Pourquoi ces personnes attirent-elles mon regard?
Il ne s’agit pas tellement d’esthétique mais plutôt d’une attitude.
Ces êtres dégagent quelque chose d’intangible qui se reflète dans l’expression de leur visage. C’est comme si tout leur corps embrassait totalement leur personnalité.
“A quoi pense-t-il en ce moment?”
“Quel métier exerce-t-il?”
“De quoi a-t-il peur?”
Toute personne s’est déjà posé ce genre de questions en observant une personne assise en face de d’elle dans le métro.
Depuis toujours, je suis fascinée par le fait que nous croisons des centaines d’inconnus par jour et qu’ils le resteront à jamais.
On sort de notre appartement, on traverse l’espace public et on se glisse rapidement dans un autre espace privé. La rue n’est qu’un passage obligé qu’on oublie à l’instant même où on le quitte. Tout le monde vaque à ses occupations en étant calfeutré dans une bulle qui rend les autres passants invisibles. On se croise mais l’on ne se voit ni ne se parle.
Je ne veux pas rentrer dans un discours mélancolique sur l’individualisation de notre société, mais l’indifférence et la peur d’être envahi dans son espace ‘privé’ m’interpelle. De plus, quand on sait qu’une personne sur dix en France n’a que trois conversations personnelles par an (Etude de la Fondation de France), cela donne froid dans le dos.

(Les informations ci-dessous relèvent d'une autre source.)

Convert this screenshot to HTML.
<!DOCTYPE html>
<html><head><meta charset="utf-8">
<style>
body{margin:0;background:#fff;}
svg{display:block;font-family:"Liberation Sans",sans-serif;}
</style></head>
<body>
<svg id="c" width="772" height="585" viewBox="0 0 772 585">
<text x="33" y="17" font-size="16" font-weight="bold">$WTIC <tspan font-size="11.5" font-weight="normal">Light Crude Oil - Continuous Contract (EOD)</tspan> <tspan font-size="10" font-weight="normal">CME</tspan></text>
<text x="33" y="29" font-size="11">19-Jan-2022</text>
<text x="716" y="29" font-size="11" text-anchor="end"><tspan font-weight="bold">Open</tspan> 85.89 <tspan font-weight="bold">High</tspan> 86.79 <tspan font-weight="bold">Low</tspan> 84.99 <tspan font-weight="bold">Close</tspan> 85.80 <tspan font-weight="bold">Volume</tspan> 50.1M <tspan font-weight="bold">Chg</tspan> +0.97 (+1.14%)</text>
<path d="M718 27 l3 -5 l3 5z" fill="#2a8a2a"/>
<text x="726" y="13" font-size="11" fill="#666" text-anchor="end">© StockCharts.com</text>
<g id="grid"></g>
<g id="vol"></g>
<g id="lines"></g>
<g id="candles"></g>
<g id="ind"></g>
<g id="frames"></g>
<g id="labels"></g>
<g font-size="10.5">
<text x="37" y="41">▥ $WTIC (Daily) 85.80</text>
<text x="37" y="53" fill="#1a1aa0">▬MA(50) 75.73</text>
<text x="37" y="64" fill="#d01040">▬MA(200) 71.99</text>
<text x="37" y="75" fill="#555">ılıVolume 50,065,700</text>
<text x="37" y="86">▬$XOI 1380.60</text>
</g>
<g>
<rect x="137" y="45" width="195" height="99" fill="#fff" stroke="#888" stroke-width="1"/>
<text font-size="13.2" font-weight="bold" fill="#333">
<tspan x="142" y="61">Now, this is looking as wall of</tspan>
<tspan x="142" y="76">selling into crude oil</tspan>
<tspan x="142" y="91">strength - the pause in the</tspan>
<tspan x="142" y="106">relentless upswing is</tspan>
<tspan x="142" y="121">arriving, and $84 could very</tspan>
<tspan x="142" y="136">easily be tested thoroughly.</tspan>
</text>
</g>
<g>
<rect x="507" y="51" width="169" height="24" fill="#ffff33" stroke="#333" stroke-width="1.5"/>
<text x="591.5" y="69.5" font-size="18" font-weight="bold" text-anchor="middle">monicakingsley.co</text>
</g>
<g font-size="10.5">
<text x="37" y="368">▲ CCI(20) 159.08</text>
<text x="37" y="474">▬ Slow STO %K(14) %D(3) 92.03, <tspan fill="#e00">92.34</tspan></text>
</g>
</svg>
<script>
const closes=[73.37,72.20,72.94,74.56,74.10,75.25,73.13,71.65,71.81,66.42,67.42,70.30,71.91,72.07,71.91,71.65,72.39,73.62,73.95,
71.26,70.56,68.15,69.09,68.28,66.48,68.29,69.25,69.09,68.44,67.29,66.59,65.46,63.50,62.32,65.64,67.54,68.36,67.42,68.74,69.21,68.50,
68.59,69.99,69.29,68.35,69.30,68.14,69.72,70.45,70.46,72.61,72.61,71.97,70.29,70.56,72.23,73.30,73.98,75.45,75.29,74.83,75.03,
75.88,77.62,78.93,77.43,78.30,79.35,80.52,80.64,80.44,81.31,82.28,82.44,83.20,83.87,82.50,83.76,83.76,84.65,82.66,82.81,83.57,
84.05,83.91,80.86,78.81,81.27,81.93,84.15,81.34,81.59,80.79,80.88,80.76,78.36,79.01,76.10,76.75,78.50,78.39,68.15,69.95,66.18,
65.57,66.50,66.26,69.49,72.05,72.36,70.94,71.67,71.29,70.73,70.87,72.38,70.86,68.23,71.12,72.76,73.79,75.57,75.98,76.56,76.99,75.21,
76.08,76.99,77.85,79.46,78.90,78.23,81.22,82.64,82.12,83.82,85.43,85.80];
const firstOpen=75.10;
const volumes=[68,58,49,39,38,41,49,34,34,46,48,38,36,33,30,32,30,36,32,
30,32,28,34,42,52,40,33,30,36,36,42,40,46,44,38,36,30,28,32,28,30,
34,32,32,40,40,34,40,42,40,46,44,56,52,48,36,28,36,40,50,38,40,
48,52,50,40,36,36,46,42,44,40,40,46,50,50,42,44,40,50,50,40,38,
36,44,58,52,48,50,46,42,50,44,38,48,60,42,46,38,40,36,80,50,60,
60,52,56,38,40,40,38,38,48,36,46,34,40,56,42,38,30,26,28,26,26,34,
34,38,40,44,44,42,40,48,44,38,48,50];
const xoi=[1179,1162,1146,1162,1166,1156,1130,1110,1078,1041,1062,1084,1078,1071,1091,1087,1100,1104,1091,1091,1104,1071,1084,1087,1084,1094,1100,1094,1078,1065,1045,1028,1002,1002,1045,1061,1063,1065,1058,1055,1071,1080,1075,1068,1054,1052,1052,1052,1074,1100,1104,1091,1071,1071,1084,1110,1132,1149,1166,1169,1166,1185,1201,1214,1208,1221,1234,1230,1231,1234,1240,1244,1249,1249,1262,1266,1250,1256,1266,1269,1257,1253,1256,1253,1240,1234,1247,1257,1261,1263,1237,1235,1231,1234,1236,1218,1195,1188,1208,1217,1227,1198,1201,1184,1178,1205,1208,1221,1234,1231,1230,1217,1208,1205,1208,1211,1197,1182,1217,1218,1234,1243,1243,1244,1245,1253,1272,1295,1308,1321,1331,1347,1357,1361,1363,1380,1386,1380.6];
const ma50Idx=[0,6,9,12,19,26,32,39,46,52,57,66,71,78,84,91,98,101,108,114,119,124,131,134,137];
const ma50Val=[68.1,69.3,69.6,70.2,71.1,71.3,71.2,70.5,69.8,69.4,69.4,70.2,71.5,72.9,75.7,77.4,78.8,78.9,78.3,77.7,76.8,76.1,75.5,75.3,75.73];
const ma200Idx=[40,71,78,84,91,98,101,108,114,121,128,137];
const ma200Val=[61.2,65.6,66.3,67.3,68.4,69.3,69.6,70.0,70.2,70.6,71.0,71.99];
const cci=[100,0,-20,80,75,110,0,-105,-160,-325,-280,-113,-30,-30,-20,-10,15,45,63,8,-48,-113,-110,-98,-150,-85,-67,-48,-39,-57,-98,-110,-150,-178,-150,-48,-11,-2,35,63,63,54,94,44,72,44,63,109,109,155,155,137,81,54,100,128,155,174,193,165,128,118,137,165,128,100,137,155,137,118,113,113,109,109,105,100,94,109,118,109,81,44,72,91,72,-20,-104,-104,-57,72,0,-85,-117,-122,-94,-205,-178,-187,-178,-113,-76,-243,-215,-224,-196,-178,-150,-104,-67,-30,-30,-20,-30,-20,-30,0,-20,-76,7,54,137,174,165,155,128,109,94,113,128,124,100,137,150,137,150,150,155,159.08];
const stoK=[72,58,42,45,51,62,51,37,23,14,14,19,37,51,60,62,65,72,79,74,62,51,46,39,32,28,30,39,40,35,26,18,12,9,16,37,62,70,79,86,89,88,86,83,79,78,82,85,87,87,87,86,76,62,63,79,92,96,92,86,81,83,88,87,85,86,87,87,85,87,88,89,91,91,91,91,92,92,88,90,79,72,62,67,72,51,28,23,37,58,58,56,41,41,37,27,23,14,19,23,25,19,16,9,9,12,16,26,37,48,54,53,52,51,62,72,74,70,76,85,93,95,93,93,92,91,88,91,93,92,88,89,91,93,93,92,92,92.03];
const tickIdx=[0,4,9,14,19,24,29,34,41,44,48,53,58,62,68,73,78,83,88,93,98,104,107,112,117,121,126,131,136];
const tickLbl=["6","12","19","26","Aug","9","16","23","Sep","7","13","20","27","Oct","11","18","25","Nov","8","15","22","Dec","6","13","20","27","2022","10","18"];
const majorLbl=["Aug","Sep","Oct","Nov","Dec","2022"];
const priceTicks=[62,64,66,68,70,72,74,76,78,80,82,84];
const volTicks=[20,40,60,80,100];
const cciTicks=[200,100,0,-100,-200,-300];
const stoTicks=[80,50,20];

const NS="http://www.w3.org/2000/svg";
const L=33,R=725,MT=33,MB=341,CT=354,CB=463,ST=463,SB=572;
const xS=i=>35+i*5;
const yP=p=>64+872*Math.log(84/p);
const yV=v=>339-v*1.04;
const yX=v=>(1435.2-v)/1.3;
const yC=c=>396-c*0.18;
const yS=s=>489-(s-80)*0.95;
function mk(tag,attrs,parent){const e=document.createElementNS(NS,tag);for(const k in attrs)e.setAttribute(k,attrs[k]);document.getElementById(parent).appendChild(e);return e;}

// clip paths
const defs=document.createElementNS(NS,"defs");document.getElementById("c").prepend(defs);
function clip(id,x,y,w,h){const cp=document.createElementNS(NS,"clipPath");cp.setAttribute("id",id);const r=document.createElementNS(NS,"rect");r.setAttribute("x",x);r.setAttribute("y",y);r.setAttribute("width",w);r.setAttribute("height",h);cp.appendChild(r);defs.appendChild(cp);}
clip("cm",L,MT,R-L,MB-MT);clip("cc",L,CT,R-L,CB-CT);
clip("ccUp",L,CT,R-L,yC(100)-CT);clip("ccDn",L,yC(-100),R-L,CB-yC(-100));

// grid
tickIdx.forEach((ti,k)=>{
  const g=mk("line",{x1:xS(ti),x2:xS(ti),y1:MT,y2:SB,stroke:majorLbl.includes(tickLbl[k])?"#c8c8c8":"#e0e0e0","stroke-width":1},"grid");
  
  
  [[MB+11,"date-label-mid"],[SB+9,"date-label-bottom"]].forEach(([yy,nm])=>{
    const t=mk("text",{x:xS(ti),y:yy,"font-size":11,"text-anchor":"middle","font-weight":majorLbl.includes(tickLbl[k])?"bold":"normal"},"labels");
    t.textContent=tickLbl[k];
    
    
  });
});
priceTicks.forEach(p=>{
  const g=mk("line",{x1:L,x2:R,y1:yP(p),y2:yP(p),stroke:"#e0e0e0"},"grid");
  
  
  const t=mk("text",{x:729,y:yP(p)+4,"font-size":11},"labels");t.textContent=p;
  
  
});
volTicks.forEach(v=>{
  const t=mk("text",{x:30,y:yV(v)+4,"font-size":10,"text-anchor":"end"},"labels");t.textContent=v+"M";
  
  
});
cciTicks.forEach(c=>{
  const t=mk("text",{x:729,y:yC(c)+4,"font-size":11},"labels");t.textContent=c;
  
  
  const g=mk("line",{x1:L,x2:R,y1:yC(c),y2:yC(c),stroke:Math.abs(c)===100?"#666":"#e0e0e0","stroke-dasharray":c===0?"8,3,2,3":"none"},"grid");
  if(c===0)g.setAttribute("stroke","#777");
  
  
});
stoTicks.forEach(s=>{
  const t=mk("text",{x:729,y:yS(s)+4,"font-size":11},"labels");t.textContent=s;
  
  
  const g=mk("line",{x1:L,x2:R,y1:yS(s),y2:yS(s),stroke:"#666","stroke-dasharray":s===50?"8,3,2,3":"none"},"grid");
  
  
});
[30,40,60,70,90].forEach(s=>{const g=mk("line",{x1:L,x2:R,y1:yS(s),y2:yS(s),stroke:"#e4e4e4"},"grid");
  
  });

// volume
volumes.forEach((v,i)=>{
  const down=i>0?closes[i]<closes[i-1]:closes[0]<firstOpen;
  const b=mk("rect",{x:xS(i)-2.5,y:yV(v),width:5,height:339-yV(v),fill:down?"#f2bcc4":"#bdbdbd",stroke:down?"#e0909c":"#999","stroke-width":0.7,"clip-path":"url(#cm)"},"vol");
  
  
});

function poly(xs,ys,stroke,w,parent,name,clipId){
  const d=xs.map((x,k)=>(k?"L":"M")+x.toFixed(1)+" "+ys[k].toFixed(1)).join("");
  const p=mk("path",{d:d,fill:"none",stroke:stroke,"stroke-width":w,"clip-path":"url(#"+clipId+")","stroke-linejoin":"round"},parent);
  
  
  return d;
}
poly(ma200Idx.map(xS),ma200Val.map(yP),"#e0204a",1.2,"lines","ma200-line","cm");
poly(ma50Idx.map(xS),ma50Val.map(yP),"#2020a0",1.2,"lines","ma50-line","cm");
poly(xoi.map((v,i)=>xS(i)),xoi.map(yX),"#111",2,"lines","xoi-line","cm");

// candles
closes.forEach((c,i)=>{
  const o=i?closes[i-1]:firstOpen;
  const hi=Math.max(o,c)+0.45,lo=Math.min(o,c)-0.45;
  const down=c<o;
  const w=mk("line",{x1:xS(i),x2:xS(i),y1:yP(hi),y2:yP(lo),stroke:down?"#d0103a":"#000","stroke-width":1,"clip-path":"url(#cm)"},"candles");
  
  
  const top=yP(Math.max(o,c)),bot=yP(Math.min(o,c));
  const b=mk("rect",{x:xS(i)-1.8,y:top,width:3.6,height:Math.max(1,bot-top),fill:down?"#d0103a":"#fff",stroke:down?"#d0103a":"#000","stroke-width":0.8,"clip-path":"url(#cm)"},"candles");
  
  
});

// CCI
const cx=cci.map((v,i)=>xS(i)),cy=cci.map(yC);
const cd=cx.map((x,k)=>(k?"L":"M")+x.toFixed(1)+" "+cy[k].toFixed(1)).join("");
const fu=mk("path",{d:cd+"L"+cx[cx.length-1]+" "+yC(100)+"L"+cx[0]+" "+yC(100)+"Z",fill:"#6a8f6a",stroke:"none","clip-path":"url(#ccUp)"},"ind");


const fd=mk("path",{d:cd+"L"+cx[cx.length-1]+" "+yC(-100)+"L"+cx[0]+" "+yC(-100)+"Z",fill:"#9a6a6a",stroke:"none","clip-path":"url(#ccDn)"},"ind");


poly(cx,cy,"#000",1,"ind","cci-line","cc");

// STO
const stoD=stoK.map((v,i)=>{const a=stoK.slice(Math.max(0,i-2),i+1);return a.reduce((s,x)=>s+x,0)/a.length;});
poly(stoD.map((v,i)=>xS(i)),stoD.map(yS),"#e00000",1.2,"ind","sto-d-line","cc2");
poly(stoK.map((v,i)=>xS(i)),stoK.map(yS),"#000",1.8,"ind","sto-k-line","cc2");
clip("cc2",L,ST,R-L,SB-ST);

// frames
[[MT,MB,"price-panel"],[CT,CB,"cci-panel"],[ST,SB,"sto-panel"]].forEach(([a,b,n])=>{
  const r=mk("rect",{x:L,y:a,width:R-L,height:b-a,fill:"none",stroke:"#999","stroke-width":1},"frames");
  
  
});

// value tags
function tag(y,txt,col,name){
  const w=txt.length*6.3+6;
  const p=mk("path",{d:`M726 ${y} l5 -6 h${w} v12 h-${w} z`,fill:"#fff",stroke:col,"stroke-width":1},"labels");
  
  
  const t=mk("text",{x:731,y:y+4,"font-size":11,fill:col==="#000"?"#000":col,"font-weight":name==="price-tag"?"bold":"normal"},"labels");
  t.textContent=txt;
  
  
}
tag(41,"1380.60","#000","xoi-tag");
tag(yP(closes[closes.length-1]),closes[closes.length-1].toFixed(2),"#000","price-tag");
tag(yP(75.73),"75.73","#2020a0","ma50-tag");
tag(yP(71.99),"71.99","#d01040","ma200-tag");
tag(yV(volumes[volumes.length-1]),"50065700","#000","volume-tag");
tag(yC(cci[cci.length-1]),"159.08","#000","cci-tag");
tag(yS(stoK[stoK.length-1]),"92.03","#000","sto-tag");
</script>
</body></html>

Curieuse, j’ai envie de forcer cette espace interpersonnel et d’entrer tout de même en contact avec ces inconnus et d’en garder une trace.
Malgré la réticence instinctive lorsque j’approche quelqu’un pour la première fois, je ressens bien que cette “peur” n’est que passagère. L’envie d’entrer en contact est réciproque.
Au quotidien, j’aimerais également photographier des inconnus qui ont des physiques hors standard, mais le plus souvent je m’abstiens. Même si je leur expliquerais le fondement du projet, ma plus grande crainte est de froisser quelqu’un qui imaginerait que je me moque d’eux.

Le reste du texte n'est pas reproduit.